▸ **WORK TO DO**: Reproduce exactly the lines below from the one containing "Generate a Python" through the one containing "import numpy as np", including both, and nothing else.

▸ **EXERCISE INPUTS**:
========================================

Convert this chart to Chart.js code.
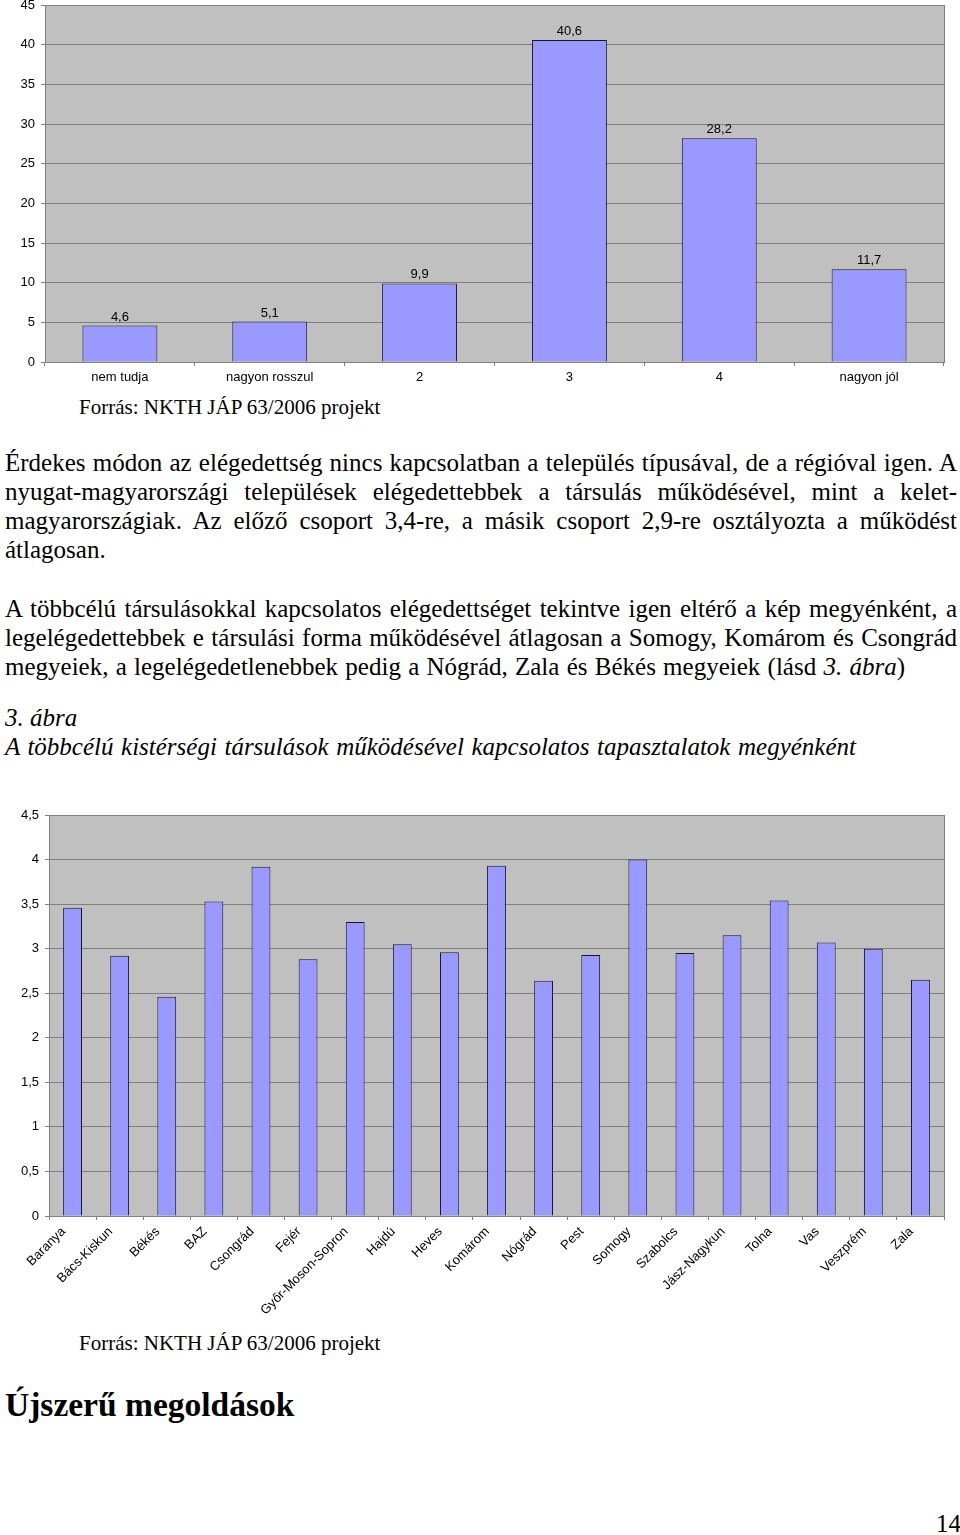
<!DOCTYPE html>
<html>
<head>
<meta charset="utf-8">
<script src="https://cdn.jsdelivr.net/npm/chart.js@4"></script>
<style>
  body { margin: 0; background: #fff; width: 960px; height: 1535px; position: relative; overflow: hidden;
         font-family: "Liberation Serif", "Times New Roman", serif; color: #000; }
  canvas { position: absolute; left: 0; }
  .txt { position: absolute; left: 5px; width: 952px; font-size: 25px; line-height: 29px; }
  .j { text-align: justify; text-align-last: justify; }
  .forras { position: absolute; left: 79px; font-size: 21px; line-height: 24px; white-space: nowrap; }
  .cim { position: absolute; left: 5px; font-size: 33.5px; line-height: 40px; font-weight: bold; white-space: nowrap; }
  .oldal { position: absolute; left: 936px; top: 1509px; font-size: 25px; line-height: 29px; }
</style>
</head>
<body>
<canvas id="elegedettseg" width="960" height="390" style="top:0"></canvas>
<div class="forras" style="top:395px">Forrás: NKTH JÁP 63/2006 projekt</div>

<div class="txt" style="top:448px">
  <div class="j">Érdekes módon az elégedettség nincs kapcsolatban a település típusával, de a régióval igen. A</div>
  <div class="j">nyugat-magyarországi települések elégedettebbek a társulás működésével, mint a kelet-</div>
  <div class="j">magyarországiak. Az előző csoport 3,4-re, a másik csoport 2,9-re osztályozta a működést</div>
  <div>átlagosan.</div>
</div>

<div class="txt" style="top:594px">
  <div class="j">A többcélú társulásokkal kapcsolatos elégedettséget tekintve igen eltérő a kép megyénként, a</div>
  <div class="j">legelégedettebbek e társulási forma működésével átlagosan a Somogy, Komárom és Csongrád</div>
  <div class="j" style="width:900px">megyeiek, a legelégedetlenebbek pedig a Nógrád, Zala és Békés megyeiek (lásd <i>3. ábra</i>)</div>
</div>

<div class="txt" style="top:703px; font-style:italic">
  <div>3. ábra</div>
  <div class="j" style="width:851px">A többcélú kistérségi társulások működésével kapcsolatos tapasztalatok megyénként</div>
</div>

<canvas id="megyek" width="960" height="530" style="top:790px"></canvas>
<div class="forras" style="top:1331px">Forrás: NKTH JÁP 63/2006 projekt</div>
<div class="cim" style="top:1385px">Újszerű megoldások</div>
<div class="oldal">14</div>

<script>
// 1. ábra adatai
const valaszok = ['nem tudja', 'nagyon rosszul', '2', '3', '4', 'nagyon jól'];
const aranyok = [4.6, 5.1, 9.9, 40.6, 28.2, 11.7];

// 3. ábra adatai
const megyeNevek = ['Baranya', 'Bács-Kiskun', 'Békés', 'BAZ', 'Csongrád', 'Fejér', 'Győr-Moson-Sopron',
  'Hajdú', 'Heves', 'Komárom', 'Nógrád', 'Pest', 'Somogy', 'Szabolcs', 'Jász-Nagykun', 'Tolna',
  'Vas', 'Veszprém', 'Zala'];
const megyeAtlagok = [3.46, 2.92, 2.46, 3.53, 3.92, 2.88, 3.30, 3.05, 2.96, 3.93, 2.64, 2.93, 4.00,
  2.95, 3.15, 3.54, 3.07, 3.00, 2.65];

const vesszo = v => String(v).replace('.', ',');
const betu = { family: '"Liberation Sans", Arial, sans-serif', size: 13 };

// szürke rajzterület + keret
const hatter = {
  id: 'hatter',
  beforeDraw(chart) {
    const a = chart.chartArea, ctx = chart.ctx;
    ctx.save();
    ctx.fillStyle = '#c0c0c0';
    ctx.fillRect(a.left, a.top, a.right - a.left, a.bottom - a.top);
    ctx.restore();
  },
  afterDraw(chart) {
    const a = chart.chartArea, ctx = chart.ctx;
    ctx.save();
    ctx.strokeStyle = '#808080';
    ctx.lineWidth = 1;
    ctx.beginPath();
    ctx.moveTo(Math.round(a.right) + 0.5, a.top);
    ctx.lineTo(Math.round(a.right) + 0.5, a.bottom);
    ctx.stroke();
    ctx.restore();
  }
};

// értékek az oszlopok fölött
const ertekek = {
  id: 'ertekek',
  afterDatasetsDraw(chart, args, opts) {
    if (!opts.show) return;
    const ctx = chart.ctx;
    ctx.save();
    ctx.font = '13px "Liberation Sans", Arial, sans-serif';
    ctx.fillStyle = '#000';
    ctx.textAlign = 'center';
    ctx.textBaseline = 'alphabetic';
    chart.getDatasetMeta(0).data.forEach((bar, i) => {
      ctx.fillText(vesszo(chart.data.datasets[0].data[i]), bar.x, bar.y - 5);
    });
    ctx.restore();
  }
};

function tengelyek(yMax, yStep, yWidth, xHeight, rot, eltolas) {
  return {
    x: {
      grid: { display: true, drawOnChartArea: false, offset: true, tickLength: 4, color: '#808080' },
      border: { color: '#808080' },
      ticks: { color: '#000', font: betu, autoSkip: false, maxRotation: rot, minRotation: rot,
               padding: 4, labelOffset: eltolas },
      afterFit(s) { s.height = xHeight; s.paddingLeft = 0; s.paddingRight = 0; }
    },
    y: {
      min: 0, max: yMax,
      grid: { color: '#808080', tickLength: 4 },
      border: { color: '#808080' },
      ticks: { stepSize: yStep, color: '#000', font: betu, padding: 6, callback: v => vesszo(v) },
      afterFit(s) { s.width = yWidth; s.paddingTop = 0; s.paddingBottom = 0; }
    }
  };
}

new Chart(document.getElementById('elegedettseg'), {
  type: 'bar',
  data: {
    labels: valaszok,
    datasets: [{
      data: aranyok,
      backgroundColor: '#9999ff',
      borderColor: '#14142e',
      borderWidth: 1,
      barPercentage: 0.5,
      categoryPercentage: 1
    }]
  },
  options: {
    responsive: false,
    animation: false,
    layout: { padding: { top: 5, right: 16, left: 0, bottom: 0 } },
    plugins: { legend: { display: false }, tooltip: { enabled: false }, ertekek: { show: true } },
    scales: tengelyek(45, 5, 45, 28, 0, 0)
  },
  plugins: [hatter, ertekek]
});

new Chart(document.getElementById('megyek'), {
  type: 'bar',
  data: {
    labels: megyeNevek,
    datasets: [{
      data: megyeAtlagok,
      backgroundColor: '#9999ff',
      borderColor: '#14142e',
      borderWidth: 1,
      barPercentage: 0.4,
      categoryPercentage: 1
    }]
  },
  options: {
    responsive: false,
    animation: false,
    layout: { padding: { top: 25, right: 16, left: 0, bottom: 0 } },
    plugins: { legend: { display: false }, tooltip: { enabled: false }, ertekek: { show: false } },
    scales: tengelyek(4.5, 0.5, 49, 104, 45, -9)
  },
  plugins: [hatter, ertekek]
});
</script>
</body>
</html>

========================================

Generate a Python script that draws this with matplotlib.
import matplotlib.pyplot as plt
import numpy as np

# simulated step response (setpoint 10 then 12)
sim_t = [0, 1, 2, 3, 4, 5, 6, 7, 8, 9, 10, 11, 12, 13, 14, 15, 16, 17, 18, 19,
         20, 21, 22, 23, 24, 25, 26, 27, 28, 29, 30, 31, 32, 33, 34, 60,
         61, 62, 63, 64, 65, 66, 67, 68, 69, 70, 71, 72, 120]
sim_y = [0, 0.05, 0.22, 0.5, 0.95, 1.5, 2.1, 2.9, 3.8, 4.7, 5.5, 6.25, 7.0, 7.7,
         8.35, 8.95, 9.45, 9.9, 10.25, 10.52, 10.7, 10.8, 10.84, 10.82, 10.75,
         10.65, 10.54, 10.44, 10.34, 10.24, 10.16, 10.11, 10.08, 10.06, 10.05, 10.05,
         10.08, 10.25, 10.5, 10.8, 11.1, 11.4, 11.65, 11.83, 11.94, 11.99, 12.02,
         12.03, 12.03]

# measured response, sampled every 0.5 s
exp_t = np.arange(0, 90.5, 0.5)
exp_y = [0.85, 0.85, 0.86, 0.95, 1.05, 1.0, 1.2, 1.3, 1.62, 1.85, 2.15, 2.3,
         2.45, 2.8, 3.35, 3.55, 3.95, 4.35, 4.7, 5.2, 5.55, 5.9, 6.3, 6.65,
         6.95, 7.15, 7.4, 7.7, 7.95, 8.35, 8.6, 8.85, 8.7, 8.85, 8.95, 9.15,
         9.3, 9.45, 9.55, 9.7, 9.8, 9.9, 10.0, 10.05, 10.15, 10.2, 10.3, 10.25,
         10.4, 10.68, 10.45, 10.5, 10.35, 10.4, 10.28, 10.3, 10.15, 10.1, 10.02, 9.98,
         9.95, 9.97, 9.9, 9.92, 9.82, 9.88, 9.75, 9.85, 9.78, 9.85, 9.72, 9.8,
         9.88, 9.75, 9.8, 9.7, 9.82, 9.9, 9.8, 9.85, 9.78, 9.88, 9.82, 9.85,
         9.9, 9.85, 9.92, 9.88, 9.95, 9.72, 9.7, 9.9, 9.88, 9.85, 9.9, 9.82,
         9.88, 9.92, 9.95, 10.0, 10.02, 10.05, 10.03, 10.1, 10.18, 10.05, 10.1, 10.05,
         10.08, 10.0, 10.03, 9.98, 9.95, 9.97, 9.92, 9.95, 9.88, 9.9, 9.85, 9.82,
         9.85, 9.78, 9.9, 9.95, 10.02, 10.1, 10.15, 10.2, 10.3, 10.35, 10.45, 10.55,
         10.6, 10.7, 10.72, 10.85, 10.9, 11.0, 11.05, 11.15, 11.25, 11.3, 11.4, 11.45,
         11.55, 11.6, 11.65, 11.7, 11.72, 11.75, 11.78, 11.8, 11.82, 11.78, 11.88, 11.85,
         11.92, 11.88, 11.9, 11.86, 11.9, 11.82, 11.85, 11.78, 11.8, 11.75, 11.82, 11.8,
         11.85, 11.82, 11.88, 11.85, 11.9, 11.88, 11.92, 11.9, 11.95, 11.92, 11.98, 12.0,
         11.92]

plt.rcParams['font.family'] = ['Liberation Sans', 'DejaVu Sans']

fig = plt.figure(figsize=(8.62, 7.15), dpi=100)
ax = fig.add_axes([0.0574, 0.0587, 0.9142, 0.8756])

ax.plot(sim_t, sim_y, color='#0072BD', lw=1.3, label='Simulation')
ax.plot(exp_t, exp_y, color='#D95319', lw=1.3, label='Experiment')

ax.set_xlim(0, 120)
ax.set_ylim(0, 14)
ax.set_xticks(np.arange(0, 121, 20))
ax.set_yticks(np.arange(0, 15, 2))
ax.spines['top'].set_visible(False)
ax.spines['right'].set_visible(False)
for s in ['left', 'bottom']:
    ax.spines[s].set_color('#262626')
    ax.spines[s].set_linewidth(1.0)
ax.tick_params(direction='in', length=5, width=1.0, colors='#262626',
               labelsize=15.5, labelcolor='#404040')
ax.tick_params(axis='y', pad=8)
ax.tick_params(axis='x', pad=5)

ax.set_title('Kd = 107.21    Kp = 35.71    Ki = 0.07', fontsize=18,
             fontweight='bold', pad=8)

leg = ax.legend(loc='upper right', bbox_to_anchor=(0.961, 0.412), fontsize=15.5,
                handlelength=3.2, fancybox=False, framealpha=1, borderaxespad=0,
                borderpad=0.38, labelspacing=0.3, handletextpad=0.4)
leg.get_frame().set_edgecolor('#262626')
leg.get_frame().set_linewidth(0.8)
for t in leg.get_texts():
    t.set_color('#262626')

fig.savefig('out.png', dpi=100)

========================================

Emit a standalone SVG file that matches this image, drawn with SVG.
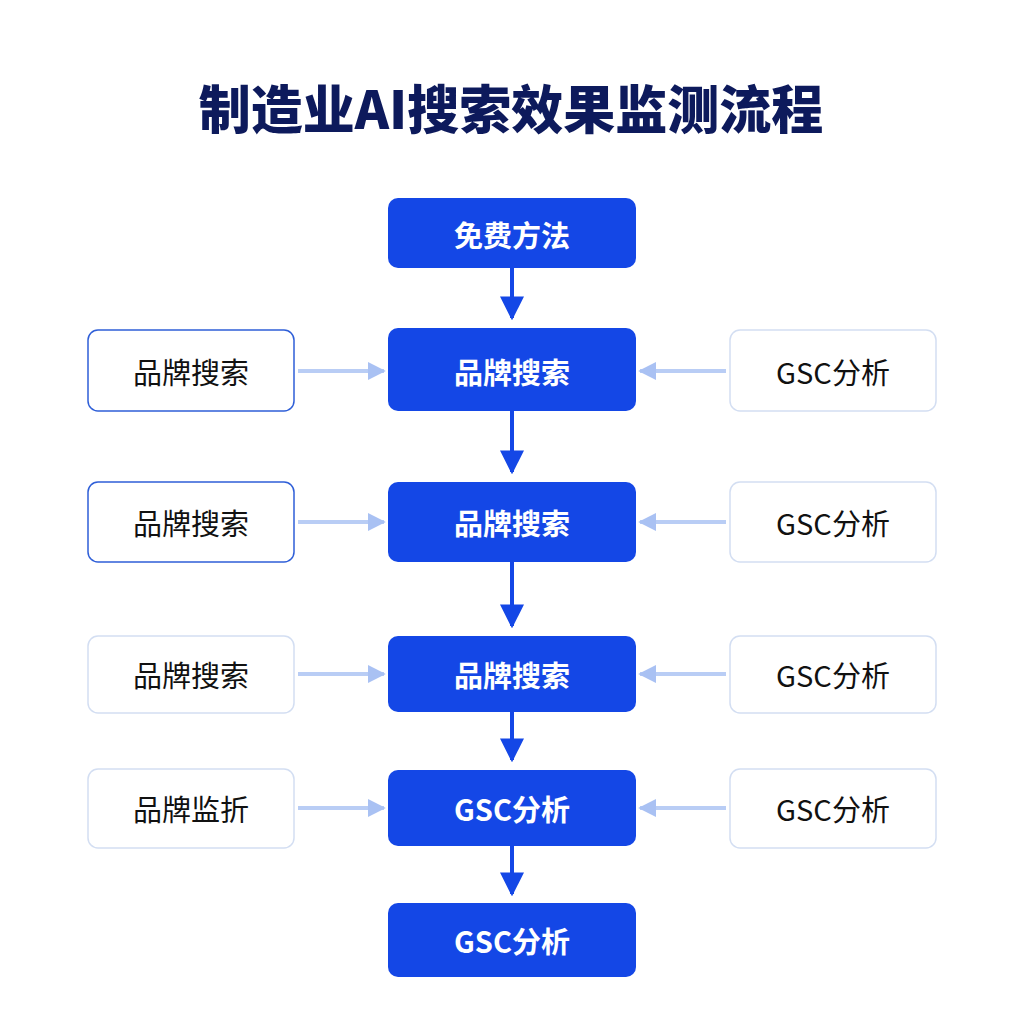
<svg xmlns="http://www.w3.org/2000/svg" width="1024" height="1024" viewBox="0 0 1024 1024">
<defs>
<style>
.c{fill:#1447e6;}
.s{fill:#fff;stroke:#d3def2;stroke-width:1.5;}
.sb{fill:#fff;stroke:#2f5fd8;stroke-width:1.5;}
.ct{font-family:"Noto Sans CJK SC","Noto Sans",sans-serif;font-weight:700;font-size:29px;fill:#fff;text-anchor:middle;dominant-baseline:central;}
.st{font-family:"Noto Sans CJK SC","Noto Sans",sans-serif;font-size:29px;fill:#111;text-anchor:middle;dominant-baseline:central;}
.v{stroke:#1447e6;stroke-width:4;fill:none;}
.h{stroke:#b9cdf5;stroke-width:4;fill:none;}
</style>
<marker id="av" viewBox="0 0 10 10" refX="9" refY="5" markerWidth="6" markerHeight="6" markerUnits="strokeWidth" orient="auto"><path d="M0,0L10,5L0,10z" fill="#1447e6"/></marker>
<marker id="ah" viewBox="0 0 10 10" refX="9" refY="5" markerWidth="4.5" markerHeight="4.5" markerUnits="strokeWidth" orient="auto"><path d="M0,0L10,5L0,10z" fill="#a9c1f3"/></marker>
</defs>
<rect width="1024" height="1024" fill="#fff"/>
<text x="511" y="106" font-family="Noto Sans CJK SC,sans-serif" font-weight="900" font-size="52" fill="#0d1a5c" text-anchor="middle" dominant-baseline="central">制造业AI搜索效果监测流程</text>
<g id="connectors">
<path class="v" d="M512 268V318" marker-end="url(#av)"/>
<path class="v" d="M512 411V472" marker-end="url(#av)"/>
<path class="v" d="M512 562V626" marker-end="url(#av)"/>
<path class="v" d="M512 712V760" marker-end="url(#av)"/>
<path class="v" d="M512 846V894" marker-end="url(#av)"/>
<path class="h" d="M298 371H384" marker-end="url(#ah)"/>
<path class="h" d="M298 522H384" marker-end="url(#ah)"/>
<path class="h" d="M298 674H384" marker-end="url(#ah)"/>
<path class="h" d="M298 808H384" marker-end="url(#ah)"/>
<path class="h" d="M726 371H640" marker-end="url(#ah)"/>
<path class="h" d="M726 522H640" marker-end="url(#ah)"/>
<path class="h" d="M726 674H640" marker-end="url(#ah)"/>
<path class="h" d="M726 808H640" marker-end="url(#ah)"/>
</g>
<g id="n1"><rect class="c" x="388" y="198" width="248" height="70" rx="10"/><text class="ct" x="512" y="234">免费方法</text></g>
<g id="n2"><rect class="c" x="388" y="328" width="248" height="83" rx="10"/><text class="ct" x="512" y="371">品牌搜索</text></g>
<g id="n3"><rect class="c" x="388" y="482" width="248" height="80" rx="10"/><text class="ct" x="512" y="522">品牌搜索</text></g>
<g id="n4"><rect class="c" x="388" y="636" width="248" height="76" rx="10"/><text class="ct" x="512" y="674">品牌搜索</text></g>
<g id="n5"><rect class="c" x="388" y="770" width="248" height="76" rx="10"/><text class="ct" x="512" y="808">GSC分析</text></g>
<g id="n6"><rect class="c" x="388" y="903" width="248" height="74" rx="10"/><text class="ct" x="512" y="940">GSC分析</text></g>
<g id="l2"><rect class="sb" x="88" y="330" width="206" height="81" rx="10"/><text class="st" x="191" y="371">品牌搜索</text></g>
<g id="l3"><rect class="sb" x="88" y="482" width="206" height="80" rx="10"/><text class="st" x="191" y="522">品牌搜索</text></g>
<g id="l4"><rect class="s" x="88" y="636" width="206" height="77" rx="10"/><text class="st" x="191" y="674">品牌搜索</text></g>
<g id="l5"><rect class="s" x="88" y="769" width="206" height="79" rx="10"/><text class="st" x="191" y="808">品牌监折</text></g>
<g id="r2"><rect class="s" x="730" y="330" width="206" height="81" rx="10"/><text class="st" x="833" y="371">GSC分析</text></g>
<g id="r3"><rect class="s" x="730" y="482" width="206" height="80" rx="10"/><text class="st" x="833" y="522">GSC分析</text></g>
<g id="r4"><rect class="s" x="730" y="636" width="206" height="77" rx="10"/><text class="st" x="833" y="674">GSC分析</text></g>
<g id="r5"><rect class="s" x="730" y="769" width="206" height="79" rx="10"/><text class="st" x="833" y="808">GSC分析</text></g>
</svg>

========================================

▸ **SOLUTION TO THE PROBLEM**:
Generate a Python script that draws this with matplotlib.
import matplotlib.pyplot as plt
import numpy as np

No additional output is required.